The singer started it. It’s his fault. He was even better at being on the dole than I was. About to get a gold watch for his long service, a succession of lucky escapes from work and well-planned bad job interviews, all culminating in the best blag imaginable. Toothy Tony Blair’s New Deal For Musicians. And consequently an offer of a place on a college course to learn how to not ever get a proper job. To whit: a one-year postgraduate sound engineering degree. The singer, a fine footballer boasting also much wit, charisma and willfulness, couldn’t actually be arsed to do it. 

So I thought, fuck this, may as well have a pop, gotta be better than Real Work / Real World; promptly I dyed my hair an inadvisable shade of blonde and managed, through much manouevering and sheer luck, to get on the course and complete it reasonably successfully and usually monstrously hung over. I’d not gone to college after school, see: the band with whom I was playing bass, and cod-managing, were much more fun than all that shit. Indeed, one of our first – and favourite – tracks was the intense existential epic, ‘Shit Student Wankers’.

 despised the stereotypical nobbers with grants and southern accents that flowed through Bangor like pus-filled lava. It’s a small place: 14,000 locals, but at term time, add 8,000 knowitall little cunt-kids into the equation and it ain’t pretty. Some of the lasses were very pretty, of course, so me, the old band, various mates and drinking cohorts, would spend hours, days, licentious lifetimes, sitting on the bench outside Safeways in Upper Bangor drinking cider and rating the ladies’ relative charms. (I think one of us talked to one of them once but I can’t be sure.) Other revenges: crashing parties and necking the ale, skinheaded, speeding and vile, three or ten fuckbags called Rupert and Ameiliacacalia cowering in the corners whilst we filled our pockets with packets of cheese to take home. Not pretty, not good, not proud. But that’s how it was. How we were. Pricks, really.
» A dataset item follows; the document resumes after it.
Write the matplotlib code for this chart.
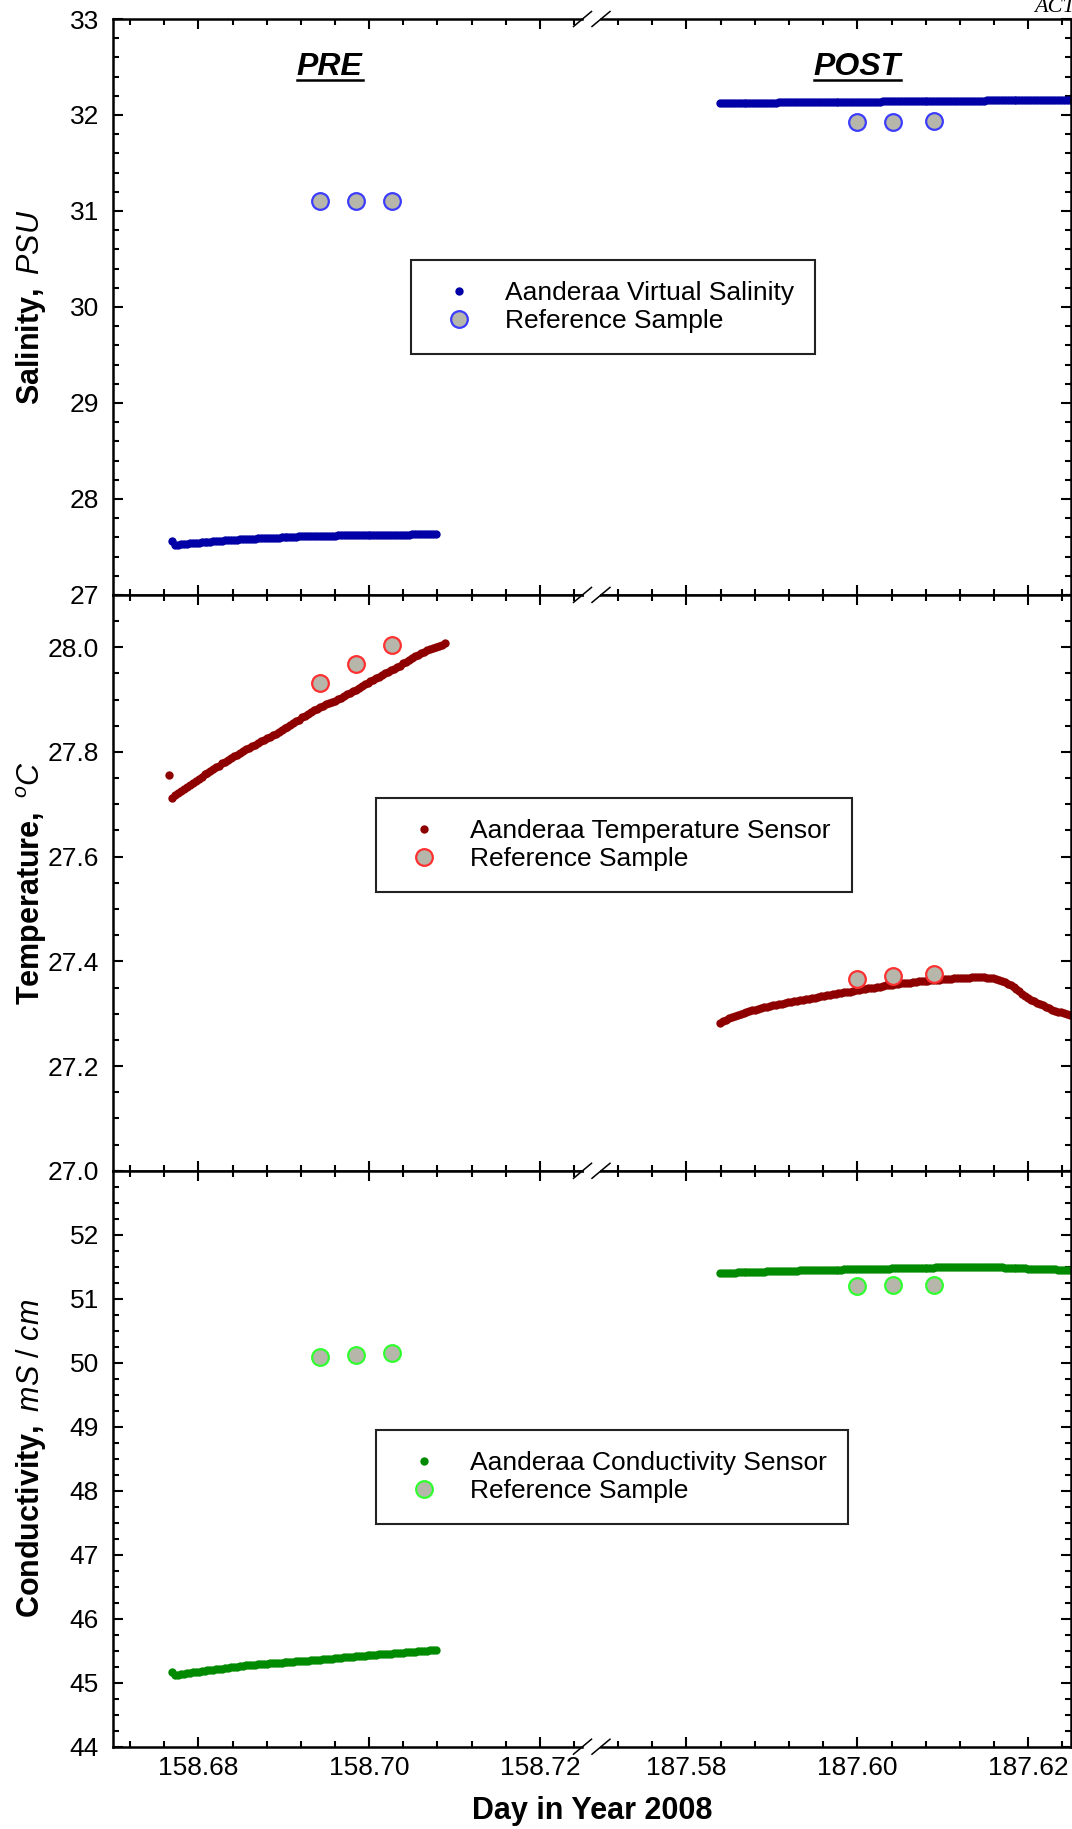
import numpy as np
import matplotlib
matplotlib.use("Agg")
import matplotlib.pyplot as plt
from matplotlib.lines import Line2D
from matplotlib.ticker import MultipleLocator, FixedLocator, FormatStrFormatter

plt.rcParams['font.family'] = ['Liberation Sans', 'DejaVu Sans']
plt.rcParams['mathtext.fontset'] = 'custom'
plt.rcParams['mathtext.rm'] = 'Liberation Sans'
plt.rcParams['mathtext.it'] = 'Liberation Sans:italic'
plt.rcParams['mathtext.bf'] = 'Liberation Sans:bold'

# logger runs, one sample every 30 s (day of year 2008)
SAMPLE_DT = 1.0 / 2880
PRE_START = 158.6769
POST_START = 187.5839

sal_pre = [27.557,
           27.522, 27.525, 27.528, 27.530, 27.533, 27.536, 27.539, 27.541, 27.544, 27.547,
           27.550, 27.552, 27.555, 27.558, 27.561, 27.563, 27.566, 27.569, 27.572, 27.574,
           27.576, 27.577, 27.579, 27.580, 27.582, 27.583, 27.585, 27.586, 27.588, 27.589,
           27.591, 27.592, 27.594, 27.595, 27.597, 27.598, 27.600, 27.601, 27.603, 27.604,
           27.606, 27.607, 27.609, 27.610, 27.611, 27.611, 27.612, 27.613, 27.614, 27.614,
           27.615, 27.616, 27.617, 27.617, 27.618, 27.619, 27.620, 27.620, 27.621, 27.622,
           27.623, 27.623, 27.624, 27.625, 27.626, 27.626, 27.626, 27.626, 27.627, 27.627,
           27.627, 27.627, 27.628, 27.628, 27.628, 27.628, 27.629, 27.629, 27.629, 27.629,
           27.630, 27.630, 27.630, 27.630, 27.631, 27.631, 27.632, 27.632, 27.633]
sal_post = [32.125, 32.125, 32.126, 32.126, 32.126, 32.126, 32.127, 32.127, 32.127, 32.128,
            32.128, 32.128, 32.128, 32.129, 32.129, 32.129, 32.130, 32.130, 32.130, 32.130,
            32.131, 32.131, 32.131, 32.132, 32.132, 32.132, 32.132, 32.133, 32.133, 32.133,
            32.133, 32.134, 32.134, 32.134, 32.135, 32.135, 32.135, 32.135, 32.136, 32.136,
            32.136, 32.137, 32.137, 32.137, 32.137, 32.138, 32.138, 32.138, 32.139, 32.139,
            32.139, 32.139, 32.140, 32.140, 32.140, 32.141, 32.141, 32.141, 32.141, 32.142,
            32.142, 32.142, 32.143, 32.143, 32.143, 32.143, 32.144, 32.144, 32.144, 32.145,
            32.145, 32.145, 32.145, 32.146, 32.146, 32.146, 32.147, 32.147, 32.147, 32.147,
            32.148, 32.148, 32.148, 32.149, 32.149, 32.149, 32.149, 32.150, 32.150, 32.150,
            32.151, 32.151, 32.151, 32.151, 32.152, 32.152, 32.152, 32.152, 32.153, 32.153,
            32.153, 32.154, 32.154, 32.154, 32.154, 32.155, 32.155, 32.155, 32.156, 32.156,
            32.156, 32.156, 32.157, 32.157, 32.157, 32.158, 32.158, 32.158, 32.158, 32.159,
            32.159]

# temperature log starts one sample earlier than the other channels
temp_pre = [27.756,
            27.713, 27.717, 27.721, 27.725, 27.729, 27.733, 27.737, 27.741, 27.745, 27.749,
            27.753, 27.757, 27.760, 27.764, 27.767, 27.771, 27.774, 27.778, 27.781, 27.785,
            27.788, 27.792, 27.795, 27.798, 27.801, 27.805, 27.808, 27.811, 27.814, 27.817,
            27.820, 27.823, 27.826, 27.829, 27.832, 27.835, 27.838, 27.841, 27.845, 27.848,
            27.852, 27.855, 27.859, 27.862, 27.866, 27.869, 27.873, 27.876, 27.880, 27.883,
            27.886, 27.888, 27.891, 27.893, 27.896, 27.898, 27.901, 27.904, 27.907, 27.910,
            27.913, 27.916, 27.919, 27.922, 27.926, 27.929, 27.932, 27.935, 27.938, 27.941,
            27.944, 27.947, 27.950, 27.953, 27.956, 27.959, 27.962, 27.965, 27.969, 27.972,
            27.976, 27.979, 27.983, 27.986, 27.989, 27.991, 27.994, 27.996, 27.998, 28.000,
            28.002, 28.005, 28.008]
temp_post = [27.283, 27.286, 27.288, 27.291, 27.293, 27.295, 27.297, 27.299, 27.301, 27.303,
             27.305, 27.307, 27.308, 27.310, 27.311, 27.312, 27.313, 27.315, 27.316, 27.317,
             27.318, 27.319, 27.320, 27.322, 27.323, 27.324, 27.325, 27.326, 27.327, 27.328,
             27.329, 27.330, 27.331, 27.332, 27.333, 27.334, 27.335, 27.336, 27.337, 27.338,
             27.339, 27.340, 27.341, 27.342, 27.342, 27.344, 27.345, 27.346, 27.347, 27.348,
             27.349, 27.350, 27.350, 27.351, 27.352, 27.353, 27.354, 27.355, 27.355, 27.356,
             27.357, 27.358, 27.358, 27.359, 27.359, 27.360, 27.361, 27.362, 27.362, 27.363,
             27.363, 27.364, 27.364, 27.365, 27.365, 27.366, 27.366, 27.367, 27.367, 27.368,
             27.368, 27.369, 27.369, 27.369, 27.369, 27.370, 27.370, 27.370, 27.370, 27.370,
             27.369, 27.369, 27.368, 27.367, 27.365, 27.363, 27.360, 27.357, 27.354, 27.351,
             27.347, 27.343, 27.338, 27.334, 27.330, 27.327, 27.324, 27.321, 27.318, 27.316,
             27.313, 27.311, 27.308, 27.306, 27.304, 27.303, 27.301, 27.300, 27.298, 27.297,
             27.295]

cond_pre = [45.173,
            45.122, 45.128, 45.135, 45.141, 45.147, 45.154, 45.160, 45.166, 45.172, 45.178,
            45.185, 45.191, 45.197, 45.203, 45.210, 45.216, 45.222, 45.228, 45.235, 45.241,
            45.247, 45.253, 45.259, 45.265, 45.270, 45.274, 45.278, 45.282, 45.286, 45.290,
            45.293, 45.297, 45.301, 45.305, 45.308, 45.312, 45.315, 45.319, 45.322, 45.326,
            45.329, 45.333, 45.336, 45.340, 45.343, 45.347, 45.350, 45.354, 45.358, 45.362,
            45.366, 45.370, 45.374, 45.378, 45.382, 45.386, 45.390, 45.394, 45.398, 45.402,
            45.406, 45.410, 45.414, 45.418, 45.422, 45.426, 45.430, 45.434, 45.438, 45.442,
            45.445, 45.449, 45.452, 45.456, 45.459, 45.463, 45.466, 45.470, 45.474, 45.478,
            45.482, 45.486, 45.490, 45.494, 45.498, 45.502, 45.506, 45.510, 45.513]
cond_post = [51.400, 51.402, 51.404, 51.406, 51.408, 51.410, 51.412, 51.414, 51.415, 51.417,
             51.418, 51.420, 51.421, 51.423, 51.424, 51.426, 51.427, 51.429, 51.430, 51.432,
             51.433, 51.435, 51.436, 51.437, 51.438, 51.440, 51.441, 51.442, 51.443, 51.445,
             51.446, 51.447, 51.448, 51.449, 51.450, 51.451, 51.452, 51.453, 51.454, 51.455,
             51.456, 51.457, 51.458, 51.459, 51.460, 51.461, 51.462, 51.463, 51.464, 51.465,
             51.466, 51.467, 51.468, 51.469, 51.470, 51.471, 51.472, 51.473, 51.474, 51.475,
             51.476, 51.477, 51.478, 51.479, 51.480, 51.481, 51.482, 51.483, 51.484, 51.485,
             51.486, 51.487, 51.488, 51.489, 51.489, 51.490, 51.490, 51.491, 51.491, 51.492,
             51.492, 51.493, 51.493, 51.494, 51.494, 51.495, 51.495, 51.495, 51.495, 51.495,
             51.495, 51.495, 51.494, 51.493, 51.492, 51.490, 51.488, 51.486, 51.484, 51.482,
             51.480, 51.478, 51.476, 51.474, 51.472, 51.470, 51.468, 51.467, 51.465, 51.464,
             51.462, 51.461, 51.459, 51.458, 51.456, 51.455, 51.453, 51.452, 51.451, 51.450,
             51.449]

# bottle reference samples
ref_time_pre = [158.6943, 158.6985, 158.7027]
ref_time_post = [187.6000, 187.6042, 187.6090]
ref_sal_pre = [31.10, 31.10, 31.10]
ref_sal_post = [31.928, 31.928, 31.934]
ref_temp_pre = [27.931, 27.968, 28.004]
ref_temp_post = [27.366, 27.373, 27.376]
ref_cond_pre = [50.086, 50.122, 50.158]
ref_cond_post = [51.20, 51.21, 51.21]


def times(start, values):
    return start + SAMPLE_DT * np.arange(len(values))


REF_FACE = '#b6b6ab'

panels = [
    dict(pre=sal_pre, post=sal_post, tpre=times(PRE_START, sal_pre),
         rpre=ref_sal_pre, rpost=ref_sal_post,
         color='#0000a6', edge='#3c3cff', ylim=(27, 33), major=1, minor=0.2, fmt='%d',
         ylabel=r'$\mathbf{Salinity,}\ \mathit{PSU}$',
         legend='Aanderaa Virtual Salinity'),
    dict(pre=temp_pre, post=temp_post, tpre=times(PRE_START - SAMPLE_DT, temp_pre),
         rpre=ref_temp_pre, rpost=ref_temp_post,
         color='#8e0000', edge='#ff3030', ylim=(27.0, 28.1), major=0.2, minor=0.05, fmt='%.1f',
         ylabel=r'$\mathbf{Temperature,}\ {}^{\mathit{o}}\mathit{C}$',
         legend='Aanderaa Temperature Sensor'),
    dict(pre=cond_pre, post=cond_post, tpre=times(PRE_START, cond_pre),
         rpre=ref_cond_pre, rpost=ref_cond_post,
         color='#008a00', edge='#30ff30', ylim=(44, 53), major=None, minor=0.25, fmt='%d',
         ylabel=r'$\mathbf{Conductivity,}\ \mathit{mS\ /\ cm}$',
         legend='Aanderaa Conductivity Sensor'),
]

W, H = 1072, 1829
fig = plt.figure(figsize=(W / 100, H / 100), dpi=100)


def fx(px):
    return px / W


def fy(py):
    return 1 - py / H


TOP, BOTTOM = 19.0, 1746.7
PH = (BOTTOM - TOP) / 3
LX0, LX1 = 113.0, 582.5
RX0, RX1 = 601.0, 1071.0
legend_boxes = [('center', (613, 307)), ('upper left', (376, 798)), ('upper left', (376, 1430))]

axes_pairs = []
for k, p in enumerate(panels):
    y1 = TOP + (k + 1) * PH
    axL = fig.add_axes([fx(LX0), fy(y1), (LX1 - LX0) / W, PH / H])
    axR = fig.add_axes([fx(RX0), fy(y1), (RX1 - RX0) / W, PH / H])
    axes_pairs.append((axL, axR))

    axL.plot(p['tpre'], p['pre'], 'o', ms=6, color=p['color'], mew=0, ls='none')
    axR.plot(times(POST_START, p['post']), p['post'], 'o', ms=6, color=p['color'], mew=0, ls='none')
    axL.plot(ref_time_pre, p['rpre'], 'o', ms=12, mfc=REF_FACE, mec=p['edge'], mew=1.6, ls='none')
    axR.plot(ref_time_post, p['rpost'], 'o', ms=12, mfc=REF_FACE, mec=p['edge'], mew=1.6, ls='none')

    axL.set_xlim(158.670, 158.725)
    axR.set_xlim(187.570, 187.625)
    for ax in (axL, axR):
        ax.set_ylim(*p['ylim'])
        ax.xaxis.set_major_locator(MultipleLocator(0.02))
        ax.xaxis.set_minor_locator(MultipleLocator(0.004))
        ax.xaxis.set_major_formatter(FormatStrFormatter('%.2f'))
        if p['major'] is None:
            ax.yaxis.set_major_locator(FixedLocator(np.arange(44, 53)))
        else:
            ax.yaxis.set_major_locator(MultipleLocator(p['major']))
        ax.yaxis.set_minor_locator(MultipleLocator(p['minor']))
        ax.yaxis.set_major_formatter(FormatStrFormatter(p['fmt']))
        for s in ax.spines.values():
            s.set_linewidth(1.8)
        ax.tick_params(which='both', direction='in', top=True, bottom=True, width=1.5,
                       labelsize=19, labelbottom=(k == 2))
        ax.tick_params(which='major', length=7.5)
        ax.tick_params(which='minor', length=4.3)
        ax.tick_params(axis='x', pad=7)
        ax.tick_params(axis='y', pad=10)
    axL.spines['right'].set_visible(False)
    axR.spines['left'].set_visible(False)
    axL.tick_params(which='both', left=True, right=False)
    axR.tick_params(which='both', left=False, right=True, labelleft=False)

    fig.text(fx(31.5), fy(TOP + (k + 0.5) * PH), p['ylabel'], rotation=90,
             ha='center', va='center', fontsize=22)

    handles = [Line2D([], [], marker='o', ls='none', ms=6, color=p['color'], mew=0),
               Line2D([], [], marker='o', ls='none', ms=12, mfc=REF_FACE, mec=p['edge'], mew=1.6)]
    loc, (lx, ly) = legend_boxes[k]
    leg = fig.legend(handles, [p['legend'], 'Reference Sample'], loc=loc,
                     bbox_to_anchor=(fx(lx), fy(ly)), bbox_transform=fig.transFigure,
                     fontsize=19, frameon=True, fancybox=False, edgecolor='#222222',
                     framealpha=1, borderpad=0.8, handlelength=2.05, handletextpad=0.72,
                     labelspacing=0.15, borderaxespad=0, numpoints=1)
    leg.get_frame().set_linewidth(1.5)

# PRE / POST headers in the salinity panel
top_left, top_right = axes_pairs[0]
hdr_pre = top_left.text(158.6954, 32.42, 'PRE', fontsize=23, fontweight='bold',
                        fontstyle='italic', ha='center', va='baseline')
hdr_post = top_right.text(187.600, 32.42, 'POST', fontsize=23, fontweight='bold',
                          fontstyle='italic', ha='center', va='baseline')

fig.canvas.draw()
renderer = fig.canvas.get_renderer()
for ax, t in ((top_left, hdr_pre), (top_right, hdr_post)):
    bb = t.get_window_extent(renderer)
    yb = ax.transData.transform(t.get_position())[1]
    fig.add_artist(Line2D([bb.x0 / W, bb.x1 / W], [(yb - 5) / H] * 2,
                          transform=fig.transFigure, lw=1.8, color='black'))

# axis-break marks on every horizontal spine
for k in range(4):
    ys = TOP + k * PH
    for xs in (LX1, RX0):
        fig.add_artist(Line2D([fx(xs - 9), fx(xs + 9)], [fy(ys + 7.5), fy(ys - 7.5)],
                              transform=fig.transFigure, lw=1.1, color='black'))

fig.text(fx(592), fy(1811), 'Day in Year 2008', fontsize=22, fontweight='bold',
         ha='center', va='center')
fig.text(fx(1034), fy(11.7), 'ACT', fontsize=16, fontstyle='italic',
         family=['Liberation Serif', 'DejaVu Serif'], ha='left', va='baseline')

fig.savefig('out.png', dpi=100)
Things end. The course ended. Back to doledays and takeaways and evermore bitter midnight Bennett plays. The gang was breaking up. To corners of the UK, to college. Too much to deal with. Worse off with this new pig-faced, pygmy knowledge than the days of happy idiocy that had preceded it. Uncontrollable; pained; FUCKIN BOREEEDDDDDDD.

So, my mate Huw mentions this music college type place in Liverpool that sounds like a laugh. I apply, for a laugh. Me and my other mate Dave go to the same interview in Scouseland, for a laugh. We sit in the bar afterwards drinking brandy and I say hello to the bloke who’d interviewed me 20 minutes before. He clocked the brandy, and he laughed. It was the best part of any interview I’d ever done.

Cause, six weeks later, back in Bangor, I stumble downstairs in the mid-morning (2pm in those days) and open a letter that makes me laugh cause it’s an unconditional offer to do a three year Sound Technology degree in Liverpool. I laugh because I’d signed up to some cruddy Sound Tech A Level in Colwyn Bay, for a laugh, but I could never be arsed going: fuckin miles away it was. This all meant I had approximately 9 months of bacon butties and cider ahead, and the dole could fuck off with all that job shit they’d been hassling me with recently. Top. (Dave didn’t get in, not at first, he came 2 years later.)

By which time I’d been alternately scared, stoned and finally solid with a city that seems tiny and huge at the same time. I hated the kebabs we’d get, not a fucking patch on Shahin’s in Bangor High Street. The curries were ok, and the course was ok, and I nearly pulled on my first day there cause I told this very tall lass I was writing a book or some such shit, and she fucking fell for it. I was sposed to meet her in the college bar but I’d accidentally necked half a bottle of Courvoisier in the afternoon and I couldn’t actually focus on walking properly. But I had a wank about her that night anyway.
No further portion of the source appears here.